Additional information

I wonder if there is any connection setting or firewall permission I am missing. I did not find such information in the docs and I can easily submit jobs to the remote compute targets. The behaviour when submitting jobs defined via an .yml file to a local compute target using the CLI (az ml job -f job.yml etc etc) is exactly the same.

This seems like a very standard workflow (and a great advantage of AML) but it is completely broken for me.

Thanks for any help or pointers in the right direction.

diondrapeck commented 3 years ago

Hi @ishouldbedany - Have you tried to run the example again since creating this issue? Oftentimes these sorts of logs indicate a transient network issue.

ishouldbedany commented 3 years ago

Hi @diondrapeck, thanks for dropping by. I have tried to reproduce this again and the behaviour is totally different - it seems to work now. When running these tests, I checked the Azure status page and everything seemed green for my region at the time, hence why I discarded the possibility of being something on Microsoft's side.

Any other place I should check when a situation like this arises? Maybe a more specific error message?

diondrapeck commented 3 years ago

@ishouldbedany - I'm glad you were able to get the sample working.

I've seen that error happen for a few reasons. One is if too many requests are being sent over the connection, but as you were using a simple example notebook, I think we can rule that out. Another possibility is your local connection; if you're on a wired connection trying to run locally as opposed to connecting via wifi, this can happen.

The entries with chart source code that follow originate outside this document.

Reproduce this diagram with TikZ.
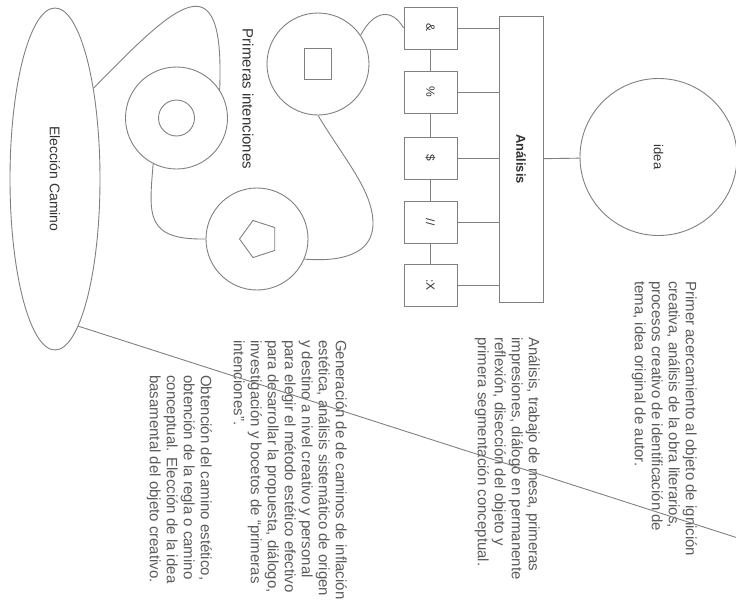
\documentclass[tikz,border=0pt]{standalone}
\usepackage{fontspec}
\usepackage{graphicx}
\setmainfont{Liberation Sans}
\usetikzlibrary{shapes.geometric}
\definecolor{edge}{HTML}{808080}
\definecolor{ink}{HTML}{5A5A5A}
\definecolor{lbl}{HTML}{333333}

\begin{document}
\begin{tikzpicture}[x=1pt,y=-1pt,
  link/.style={draw=edge,line width=0.9pt},
  outline/.style={draw=edge,line width=0.9pt,inner sep=0pt},
  boxnode/.style={outline,rectangle,minimum width=53pt,minimum height=42pt,
    text=lbl,font=\fontsize{12}{14}\selectfont},
  ring/.style={outline,circle,minimum size=102pt},
  para/.style={rotate=-90,anchor=north west,align=left,inner sep=0pt,
    text=ink,font=\fontsize{15}{17}\selectfont},
  vlabel/.style={rotate=-90,inner sep=0pt,text=lbl}
]
\useasboundingbox (0,0) rectangle (736,608);

% path selection ellipse
\node[outline,ellipse,minimum width=90pt,minimum height=342pt] (el) at (55,179) {};
\node[vlabel,font=\fontsize{14}{16}\selectfont] (elt) at (el.center) {Elección Camino};

% first intentions: three sketches
\node[ring] (dn) at (176.5,118) {};
\node[outline,circle,minimum size=36pt] (dnin) at (dn.center) {};
\node[ring] (sq) at (318,64) {};
\node[outline,rectangle,minimum width=27pt,minimum height=31pt] (sqin) at (sq.center) {};
\node[ring] (pc) at (257,239) {};
\node[outline,regular polygon,regular polygon sides=5,shape border rotate=90,
  minimum size=39pt] (pent) at (259,239) {};
\node[vlabel,font=\fontsize{15}{17}\selectfont] (pi) at (248,99) {Primeras intenciones};

% analysis fragments
\node[boxnode] (b1) at (430.5,28) {\rotatebox{-90}{\&}};
\node[boxnode] (b2) at (430.5,92) {\rotatebox{-90}{\%}};
\node[boxnode] (b3) at (430.5,158) {\rotatebox{-90}{\$}};
\node[boxnode] (b4) at (430.5,222) {\rotatebox{-90}{//}};
\node[boxnode] (b5) at (430.5,285) {\rotatebox{-90}{:X}};

\node[outline,rectangle,minimum width=44pt,minimum height=286pt,text=lbl,
  font=\fontsize{13}{15}\selectfont\bfseries] (an) at (521,159) {\rotatebox{-90}{Análisis}};

\node[outline,circle,minimum size=157pt,text=lbl,font=\fontsize{13}{15}\selectfont]
  (idea) at (658.5,157) {\rotatebox{-90}{idea}};

% descriptions
\node[para] (ta) at (697,281) {Primer acercamiento al objeto de ignición\\
creativa, análisis de la obra literarios,\\
procesos creativo de identificación de\\
tema, idea original de autor.};

\node[para] (tb) at (540,337) {Análisis, trabajo de mesa, primeras\\
impresiones, diálogo en permanente\\
reflexión, disección del objeto y\\
primera segmentación conceptual.};

\node[para] (tc) at (347,340) {Generación de de caminos de inflación\\
estética, análisis sistemático de origen\\
y destino a nivel creativo y personal\\
para elegir el método estético efectivo\\
para desarrollar la propuesta, diálogo,\\
investigación y bocetos de “primeras\\
intenciones”.};

\node[para] (td) at (212,375) {Obtención del camino estético,\\
obtención de la regla o camino\\
conceptual. Elección de la idea\\
basamental del objeto creativo.};

% connectors
\draw[link] (b1) -- (b2);
\draw[link] (b2) -- (b3);
\draw[link] (b3) -- (b4);
\draw[link] (b4) -- (b5);
\foreach \b in {b1,b2,b3,b4,b5}
  \draw[link] (\b.east) -- (\b.east -| an.west);
\draw[link] (an) -- (idea);

\draw[link] (b1.west) .. controls (392,8) and (374,10) .. (sq.34);
\draw[link] (sq.-90) .. controls (345,160) and (372,190) .. (373,222)
  .. controls (374,255) and (340,262) .. (pc.-23);
\draw[link] (pc.west) .. controls (145,240) and (149,215) .. (dn.-117);
\draw[link] (el.67) .. controls (175,5) and (225,-45) .. (dn.33);

\coordinate (far) at (741,539);
\draw[link] (el.-81) -- (far);
\end{tikzpicture}
\end{document}
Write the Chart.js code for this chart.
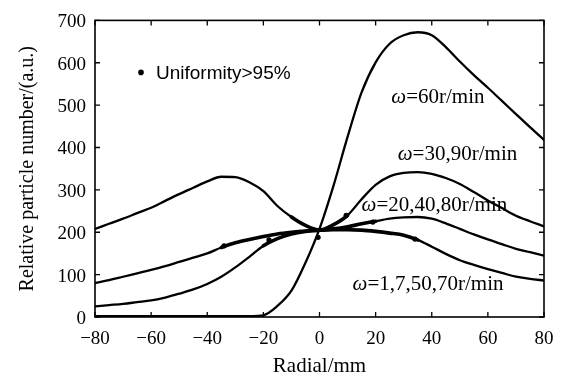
<!DOCTYPE html>
<html>
<head>
<meta charset="utf-8">
<script src="https://cdn.jsdelivr.net/npm/chart.js@4.4.1/dist/chart.umd.min.js"></script>
<style>
html,body{margin:0;padding:0;background:#fff;}
#wrap{width:567px;height:377px;}
</style>
</head>
<body>
<div id="wrap"><canvas id="c" width="567" height="377"></canvas></div>
<script>
// ---- data ----
const radial = [-80,-75,-70,-65,-60,-55,-50,-45,-40,-35,-30,-25,-20,-15,-10,-5,0,
                5,10,15,20,25,30,35,40,45,50,55,60,65,70,75,80];
const w60 = [2,2,2,2,2,2,2,2,2,2,2,2,4,26,62,128,208,
             310,425,530,601,645,665,672,665,637,603,571,541,510,479,448,418];
const w3090 = [208,220,232,245,258,274,290,305,320,331,330,318,297,262,236,216,205,
               218,240,278,312,332,340,342,338,328,314,295,275,257,239,226,214];
const w204080 = [80,87,95,103,111,120,130,140,150,164,175,183,190,196,200,203,205,
                 208,213,220,226,232,235,236,232,221,208,195,183,172,161,153,145];
const w1757 = [25,28,31,35,39,46,55,65,78,95,117,142,168,185,196,202,205,
               206,206,205,202,198,193,182,166,149,134,123,113,104,95,90,86];
const uniformX = [-34,-18,-0.5,9.5,19,34];
const uniformY = [168,182,188,240,224,184];
const xTicks = [-80,-60,-40,-20,0,20,40,60,80];
const yTicks = [0,100,200,300,400,500,600,700];
const curveLabels = [
  {x:25.6, y:517, rest:'=60r/min'},
  {x:27.9, y:383, rest:'=30,90r/min'},
  {x:15.0, y:263, rest:'=20,40,80r/min'},
  {x:11.8, y:77,  rest:'=1,7,50,70r/min'}
];
const thick = {w3090:[-10,10], w204080:[-35,20], w1757:[-20,35]};

const SERIF = '"Liberation Serif", "Times New Roman", serif';
const SANS = '"Liberation Sans", Arial, sans-serif';

function pts(ys){ return radial.map((x,i)=>({x:x,y:ys[i]})); }
function seg(range){
  return { borderWidth: ctx => {
    const a = ctx.p0.parsed.x, b = ctx.p1.parsed.x;
    return (a >= range[0] && b <= range[1]) ? 3.6 : 2.3;
  }};
}
function lineDs(label, ys, range){
  const d = {type:'line', label:label, data:pts(ys), borderColor:'#000', borderWidth:2.3,
    pointRadius:0, cubicInterpolationMode:'monotone', fill:false,
    borderJoinStyle:'round', borderCapStyle:'round'};
  if (range) d.segment = seg(range);
  return d;
}

const framePlugin = {
  id:'frame',
  afterDraw(chart){
    const {ctx, chartArea:a, scales:{x,y}} = chart;
    ctx.save();
    ctx.strokeStyle = '#000';
    ctx.lineWidth = 1.6;
    ctx.strokeRect(a.left, a.top, a.right-a.left, a.bottom-a.top);
    ctx.lineWidth = 1.3;
    const L = 5;
    ctx.beginPath();
    xTicks.forEach(v=>{
      const px = x.getPixelForValue(v);
      ctx.moveTo(px, a.bottom); ctx.lineTo(px, a.bottom-L);
      ctx.moveTo(px, a.top); ctx.lineTo(px, a.top+L);
    });
    yTicks.forEach(v=>{
      const py = y.getPixelForValue(v);
      ctx.moveTo(a.left, py); ctx.lineTo(a.left+L, py);
      ctx.moveTo(a.right, py); ctx.lineTo(a.right-L, py);
    });
    ctx.stroke();

    // curve labels
    ctx.fillStyle = '#000';
    ctx.textBaseline = 'middle';
    ctx.textAlign = 'left';
    curveLabels.forEach(l=>{
      const px = x.getPixelForValue(l.x), py = y.getPixelForValue(l.y);
      ctx.font = 'italic 21px ' + SERIF;
      ctx.fillText('\u03c9', px, py);
      const w = ctx.measureText('\u03c9').width;
      ctx.font = '21px ' + SERIF;
      ctx.fillText(l.rest, px + w, py);
    });

    // legend
    const lx = a.left + 46, ly = a.top + 52;
    ctx.beginPath();
    ctx.arc(lx, ly, 2.8, 0, Math.PI*2);
    ctx.fill();
    ctx.font = '19px ' + SANS;
    ctx.fillText('Uniformity>95%', lx + 15, ly + 1);
    ctx.restore();
  }
};

new Chart(document.getElementById('c'), {
  data:{
    datasets:[
      lineDs('\u03c9=60r/min', w60, null),
      lineDs('\u03c9=30,90r/min', w3090, thick.w3090),
      lineDs('\u03c9=20,40,80r/min', w204080, thick.w204080),
      lineDs('\u03c9=1,7,50,70r/min', w1757, thick.w1757),
      {type:'scatter', label:'Uniformity>95%', data:uniformX.map((x,i)=>({x:x,y:uniformY[i]})),
       pointRadius:2.6, pointBackgroundColor:'#000', pointBorderWidth:0, showLine:false}
    ]
  },
  options:{
    responsive:false,
    animation:false,
    events:[],
    layout:{padding:{top:19, right:23, left:0, bottom:0}},
    plugins:{legend:{display:false}, tooltip:{enabled:false}},
    scales:{
      x:{
        type:'linear', min:-80, max:80,
        afterBuildTicks(s){ s.ticks = xTicks.map(v=>({value:v})); },
        afterFit(s){ s.height = 60; },
        grid:{display:false, drawTicks:false},
        border:{display:false},
        ticks:{color:'#000', padding:11, maxRotation:0, autoSkip:false,
          font:{family:SERIF, size:19},
          callback:v=> String(v).replace('-', '\u2212')},
        title:{display:true, text:'Radial/mm', color:'#000',
          font:{family:SERIF, size:21, lineHeight:1}, padding:{top:0,bottom:0}}
      },
      y:{
        type:'linear', min:0, max:700,
        afterBuildTicks(s){ s.ticks = yTicks.map(v=>({value:v})); },
        afterFit(s){ s.width = 95; },
        grid:{display:false, drawTicks:false},
        border:{display:false},
        ticks:{color:'#000', padding:9, autoSkip:false, labelOffset:2,
          font:{family:SERIF, size:19}},
        title:{display:true, text:'Relative particle number/(a.u.)', color:'#000',
          font:{family:SERIF, size:20, lineHeight:1.2}, padding:{top:16,bottom:0}}
      }
    }
  },
  plugins:[framePlugin]
});
</script>
</body>
</html>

Unfortunately, urllib3 isn't very descriptive with their error messages, so there's not a fool-proof way to determine which of these (or neither) is the case, just usual debugging practices.

diondrapeck commented 3 years ago

@v-strudm-msft please close

ishouldbedany commented 3 years ago

@diondrapeck In case that helps, indeed I was running on a wired connection and trying to run local processing. I should have added that detail in my initial bug report, my bad.

diondrapeck commented 3 years ago

@ishouldbedany - great! I'm glad we were able to narrow it down.

potipot commented 3 years ago

I ran into the same issue with urllib debug info similiar to yours. I figured maybe I'm trying to send over and then recieve too much data. Modifying my .gitignore file to disinclude wandb logs and checkpoints seems to have solved the issue.